Dataset content.

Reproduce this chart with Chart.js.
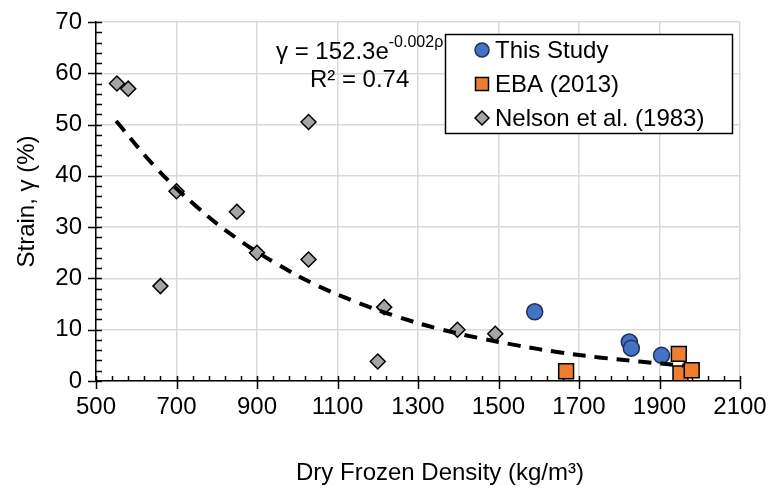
<!DOCTYPE html>
<html>
<head>
<meta charset="utf-8">
<script src="https://cdn.jsdelivr.net/npm/chart.js@4.4.1/dist/chart.umd.min.js"></script>
<style>
  html, body { margin: 0; padding: 0; background: #fff; }
  #wrap { width: 773px; height: 488px; }
</style>
</head>
<body>
<div id="wrap"><canvas id="chart" width="773" height="488"></canvas></div>
<script>
// values
const thisStudyX = [1590, 1825, 1830, 1905];
const thisStudyY = [13.5, 7.6, 6.4, 5.0];
const ebaX = [1668, 1948, 1952, 1980];
const ebaY = [1.9, 5.3, 1.5, 2.1];
const nelsonX = [552, 580, 660, 700, 850, 900, 1028, 1028, 1200, 1216, 1398, 1492];
const nelsonY = [58.0, 57.0, 18.5, 37.0, 33.0, 25.0, 50.5, 23.7, 3.8, 14.4, 10.0, 9.2];
// dashed trend line
const trendX = [550, 650, 750, 850, 950, 1050, 1150, 1250, 1350, 1450, 1550, 1650, 1750, 1850, 1960];
const trendY = [50.7, 41.5, 34.0, 27.8, 22.8, 18.6, 15.3, 12.5, 10.2, 8.4, 6.9, 5.6, 4.6, 3.8, 3.0];

const seriesNames = ['This Study', 'EBA (2013)', 'Nelson et al. (1983)'];
const xTitle = 'Dry Frozen Density (kg/m³)';
const yTitle = 'Strain, γ (%)';
const equation = ['γ = 152.3e', '-0.002ρ', 'R² = 0.74'];

const FONT = 'Arial, "Liberation Sans", sans-serif';
const pts = (xs, ys) => xs.map((x, i) => ({ x: x, y: ys[i] }));

// marker drawing for the legend
function marker(ctx, kind, x, y) {
  ctx.save();
  ctx.lineWidth = 1.5;
  ctx.beginPath();
  if (kind === 0) {
    ctx.fillStyle = '#4472C4'; ctx.strokeStyle = '#1F2F5A';
    ctx.arc(x, y, 7, 0, Math.PI * 2);
  } else if (kind === 1) {
    ctx.fillStyle = '#ED7D31'; ctx.strokeStyle = '#000';
    ctx.rect(x - 6.5, y - 6.5, 13, 13);
  } else {
    ctx.fillStyle = '#A5A5A5'; ctx.strokeStyle = '#000';
    ctx.moveTo(x, y - 7); ctx.lineTo(x + 7, y); ctx.lineTo(x, y + 7); ctx.lineTo(x - 7, y); ctx.closePath();
  }
  ctx.fill(); ctx.stroke();
  ctx.restore();
}

const extras = {
  id: 'extras',
  beforeDatasetsDraw(chart) {
    // axis tick marks: majors cross the axis, minors inside
    const ctx = chart.ctx, xs = chart.scales.x, ys = chart.scales.y;
    const area = chart.chartArea;
    ctx.save();
    ctx.strokeStyle = '#000';
    ctx.lineWidth = 1.5;
    ctx.beginPath();
    for (let v = 500; v <= 2100; v += 40) {
      const px = Math.round(xs.getPixelForValue(v)) + 0.5;
      const major = (v - 500) % 200 === 0;
      ctx.moveTo(px, area.bottom - 5);
      ctx.lineTo(px, area.bottom + (major ? 8 : 0));
    }
    for (let v = 0; v <= 70; v += 2) {
      const py = Math.round(ys.getPixelForValue(v)) + 0.5;
      const major = v % 10 === 0;
      ctx.moveTo(area.left - (major ? 8 : 0), py);
      ctx.lineTo(area.left + 6, py);
    }
    ctx.stroke();
    ctx.restore();
  },
  afterDraw(chart) {
    const ctx = chart.ctx;
    ctx.save();
    ctx.fillStyle = '#000';
    ctx.textBaseline = 'middle';
    // x axis title
    ctx.font = '24px ' + FONT;
    ctx.textAlign = 'center';
    ctx.fillText(xTitle, 440, 473);
    // trend equation, two centred lines
    ctx.textAlign = 'left';
    ctx.font = '24px ' + FONT;
    const w1 = ctx.measureText(equation[0]).width;
    const w3 = ctx.measureText(equation[2]).width;
    ctx.font = '16px ' + FONT;
    const w2 = ctx.measureText(equation[1]).width;
    const cx = 276 + (w1 + w2) / 2;
    ctx.font = '24px ' + FONT;
    ctx.fillText(equation[0], 276, 52);
    ctx.fillText(equation[2], cx - w3 / 2, 80);
    ctx.font = '16px ' + FONT;
    ctx.fillText(equation[1], 276 + w1, 43);
    // legend box
    ctx.fillStyle = '#fff';
    ctx.fillRect(445, 34, 288, 100);
    ctx.strokeStyle = '#000';
    ctx.lineWidth = 1.5;
    ctx.strokeRect(445.5, 34.5, 287, 99);
    const rows = [50, 84, 118];
    ctx.font = '24px ' + FONT;
    seriesNames.forEach((name, i) => {
      marker(ctx, i, 482, rows[i]);
      ctx.fillStyle = '#000';
      ctx.fillText(name, 495, rows[i] + 1);
    });
    ctx.restore();
  }
};

const tickFont = { family: FONT, size: 24 };
const plain = v => String(v);

new Chart(document.getElementById('chart'), {
  type: 'scatter',
  data: {
    datasets: [
      {
        type: 'line', label: 'trend', data: pts(trendX, trendY),
        borderColor: '#000', borderWidth: 4, borderDash: [13, 9],
        pointRadius: 0, tension: 0.4, fill: false, order: 0
      },
      {
        label: seriesNames[0], data: pts(thisStudyX, thisStudyY),
        pointStyle: 'circle', pointRadius: 8, pointBackgroundColor: '#4472C4',
        pointBorderColor: '#1F2F5A', pointBorderWidth: 1.5, order: 1
      },
      {
        label: seriesNames[1], data: pts(ebaX, ebaY),
        pointStyle: 'rect', pointRadius: 10.5, pointBackgroundColor: '#ED7D31',
        pointBorderColor: '#000', pointBorderWidth: 1.5, order: 2
      },
      {
        label: seriesNames[2], data: pts(nelsonX, nelsonY),
        pointStyle: 'rectRot', pointRadius: 7.5, pointBackgroundColor: '#A5A5A5',
        pointBorderColor: '#000', pointBorderWidth: 1.5, order: 3
      }
    ]
  },
  options: {
    responsive: false,
    animation: false,
    layout: { padding: { left: 0, right: 33, top: 22, bottom: 0 } },
    plugins: { legend: { display: false }, tooltip: { enabled: false } },
    scales: {
      x: {
        type: 'linear', min: 500, max: 2100,
        ticks: { stepSize: 200, color: '#000', font: tickFont, padding: 12, maxRotation: 0, callback: plain },
        grid: { color: '#D9D9D9', lineWidth: 1.5, drawTicks: false },
        border: { color: '#000', width: 1.5 },
        afterFit(s) { s.height = 107; s.paddingLeft = 0; s.paddingRight = 0; }
      },
      y: {
        min: 0, max: 70,
        ticks: { stepSize: 10, color: '#000', font: tickFont, padding: 14, callback: plain },
        grid: { color: '#D9D9D9', lineWidth: 1.5, drawTicks: false },
        border: { color: '#000', width: 1.5 },
        title: { display: true, text: yTitle, color: '#000', font: { family: FONT, size: 24 }, padding: { top: 13 } },
        afterFit(s) { s.width = 96; s.paddingTop = 0; s.paddingBottom = 0; }
      }
    }
  },
  plugins: [extras]
});
</script>
</body>
</html>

Aim.
Your copy of the data above should match it exactly, except that pictures are left out.

The output.
Reproduce this chart with Chart.js.
<!DOCTYPE html>
<html>
<head>
<meta charset="utf-8">
<script src="https://cdn.jsdelivr.net/npm/chart.js@4.4.1/dist/chart.umd.min.js"></script>
<style>
  html, body { margin: 0; padding: 0; background: #fff; }
  #wrap { width: 773px; height: 488px; }
</style>
</head>
<body>
<div id="wrap"><canvas id="chart" width="773" height="488"></canvas></div>
<script>
// values
const thisStudyX = [1590, 1825, 1830, 1905];
const thisStudyY = [13.5, 7.6, 6.4, 5.0];
const ebaX = [1668, 1948, 1952, 1980];
const ebaY = [1.9, 5.3, 1.5, 2.1];
const nelsonX = [552, 580, 660, 700, 850, 900, 1028, 1028, 1200, 1216, 1398, 1492];
const nelsonY = [58.0, 57.0, 18.5, 37.0, 33.0, 25.0, 50.5, 23.7, 3.8, 14.4, 10.0, 9.2];
// dashed trend line
const trendX = [550, 650, 750, 850, 950, 1050, 1150, 1250, 1350, 1450, 1550, 1650, 1750, 1850, 1960];
const trendY = [50.7, 41.5, 34.0, 27.8, 22.8, 18.6, 15.3, 12.5, 10.2, 8.4, 6.9, 5.6, 4.6, 3.8, 3.0];

const seriesNames = ['This Study', 'EBA (2013)', 'Nelson et al. (1983)'];
const xTitle = 'Dry Frozen Density (kg/m³)';
const yTitle = 'Strain, γ (%)';
const equation = ['γ = 152.3e', '-0.002ρ', 'R² = 0.74'];

const FONT = 'Arial, "Liberation Sans", sans-serif';
const pts = (xs, ys) => xs.map((x, i) => ({ x: x, y: ys[i] }));

// marker drawing for the legend
function marker(ctx, kind, x, y) {
  ctx.save();
  ctx.lineWidth = 1.5;
  ctx.beginPath();
  if (kind === 0) {
    ctx.fillStyle = '#4472C4'; ctx.strokeStyle = '#1F2F5A';
    ctx.arc(x, y, 7, 0, Math.PI * 2);
  } else if (kind === 1) {
    ctx.fillStyle = '#ED7D31'; ctx.strokeStyle = '#000';
    ctx.rect(x - 6.5, y - 6.5, 13, 13);
  } else {
    ctx.fillStyle = '#A5A5A5'; ctx.strokeStyle = '#000';
    ctx.moveTo(x, y - 7); ctx.lineTo(x + 7, y); ctx.lineTo(x, y + 7); ctx.lineTo(x - 7, y); ctx.closePath();
  }
  ctx.fill(); ctx.stroke();
  ctx.restore();
}

const extras = {
  id: 'extras',
  beforeDatasetsDraw(chart) {
    // axis tick marks: majors cross the axis, minors inside
    const ctx = chart.ctx, xs = chart.scales.x, ys = chart.scales.y;
    const area = chart.chartArea;
    ctx.save();
    ctx.strokeStyle = '#000';
    ctx.lineWidth = 1.5;
    ctx.beginPath();
    for (let v = 500; v <= 2100; v += 40) {
      const px = Math.round(xs.getPixelForValue(v)) + 0.5;
      const major = (v - 500) % 200 === 0;
      ctx.moveTo(px, area.bottom - 5);
      ctx.lineTo(px, area.bottom + (major ? 8 : 0));
    }
    for (let v = 0; v <= 70; v += 2) {
      const py = Math.round(ys.getPixelForValue(v)) + 0.5;
      const major = v % 10 === 0;
      ctx.moveTo(area.left - (major ? 8 : 0), py);
      ctx.lineTo(area.left + 6, py);
    }
    ctx.stroke();
    ctx.restore();
  },
  afterDraw(chart) {
    const ctx = chart.ctx;
    ctx.save();
    ctx.fillStyle = '#000';
    ctx.textBaseline = 'middle';
    // x axis title
    ctx.font = '24px ' + FONT;
    ctx.textAlign = 'center';
    ctx.fillText(xTitle, 440, 473);
    // trend equation, two centred lines
    ctx.textAlign = 'left';
    ctx.font = '24px ' + FONT;
    const w1 = ctx.measureText(equation[0]).width;
    const w3 = ctx.measureText(equation[2]).width;
    ctx.font = '16px ' + FONT;
    const w2 = ctx.measureText(equation[1]).width;
    const cx = 276 + (w1 + w2) / 2;
    ctx.font = '24px ' + FONT;
    ctx.fillText(equation[0], 276, 52);
    ctx.fillText(equation[2], cx - w3 / 2, 80);
    ctx.font = '16px ' + FONT;
    ctx.fillText(equation[1], 276 + w1, 43);
    // legend box
    ctx.fillStyle = '#fff';
    ctx.fillRect(445, 34, 288, 100);
    ctx.strokeStyle = '#000';
    ctx.lineWidth = 1.5;
    ctx.strokeRect(445.5, 34.5, 287, 99);
    const rows = [50, 84, 118];
    ctx.font = '24px ' + FONT;
    seriesNames.forEach((name, i) => {
      marker(ctx, i, 482, rows[i]);
      ctx.fillStyle = '#000';
      ctx.fillText(name, 495, rows[i] + 1);
    });
    ctx.restore();
  }
};

const tickFont = { family: FONT, size: 24 };
const plain = v => String(v);

new Chart(document.getElementById('chart'), {
  type: 'scatter',
  data: {
    datasets: [
      {
        type: 'line', label: 'trend', data: pts(trendX, trendY),
        borderColor: '#000', borderWidth: 4, borderDash: [13, 9],
        pointRadius: 0, tension: 0.4, fill: false, order: 0
      },
      {
        label: seriesNames[0], data: pts(thisStudyX, thisStudyY),
        pointStyle: 'circle', pointRadius: 8, pointBackgroundColor: '#4472C4',
        pointBorderColor: '#1F2F5A', pointBorderWidth: 1.5, order: 1
      },
      {
        label: seriesNames[1], data: pts(ebaX, ebaY),
        pointStyle: 'rect', pointRadius: 10.5, pointBackgroundColor: '#ED7D31',
        pointBorderColor: '#000', pointBorderWidth: 1.5, order: 2
      },
      {
        label: seriesNames[2], data: pts(nelsonX, nelsonY),
        pointStyle: 'rectRot', pointRadius: 7.5, pointBackgroundColor: '#A5A5A5',
        pointBorderColor: '#000', pointBorderWidth: 1.5, order: 3
      }
    ]
  },
  options: {
    responsive: false,
    animation: false,
    layout: { padding: { left: 0, right: 33, top: 22, bottom: 0 } },
    plugins: { legend: { display: false }, tooltip: { enabled: false } },
    scales: {
      x: {
        type: 'linear', min: 500, max: 2100,
        ticks: { stepSize: 200, color: '#000', font: tickFont, padding: 12, maxRotation: 0, callback: plain },
        grid: { color: '#D9D9D9', lineWidth: 1.5, drawTicks: false },
        border: { color: '#000', width: 1.5 },
        afterFit(s) { s.height = 107; s.paddingLeft = 0; s.paddingRight = 0; }
      },
      y: {
        min: 0, max: 70,
        ticks: { stepSize: 10, color: '#000', font: tickFont, padding: 14, callback: plain },
        grid: { color: '#D9D9D9', lineWidth: 1.5, drawTicks: false },
        border: { color: '#000', width: 1.5 },
        title: { display: true, text: yTitle, color: '#000', font: { family: FONT, size: 24 }, padding: { top: 13 } },
        afterFit(s) { s.width = 96; s.paddingTop = 0; s.paddingBottom = 0; }
      }
    }
  },
  plugins: [extras]
});
</script>
</body>
</html>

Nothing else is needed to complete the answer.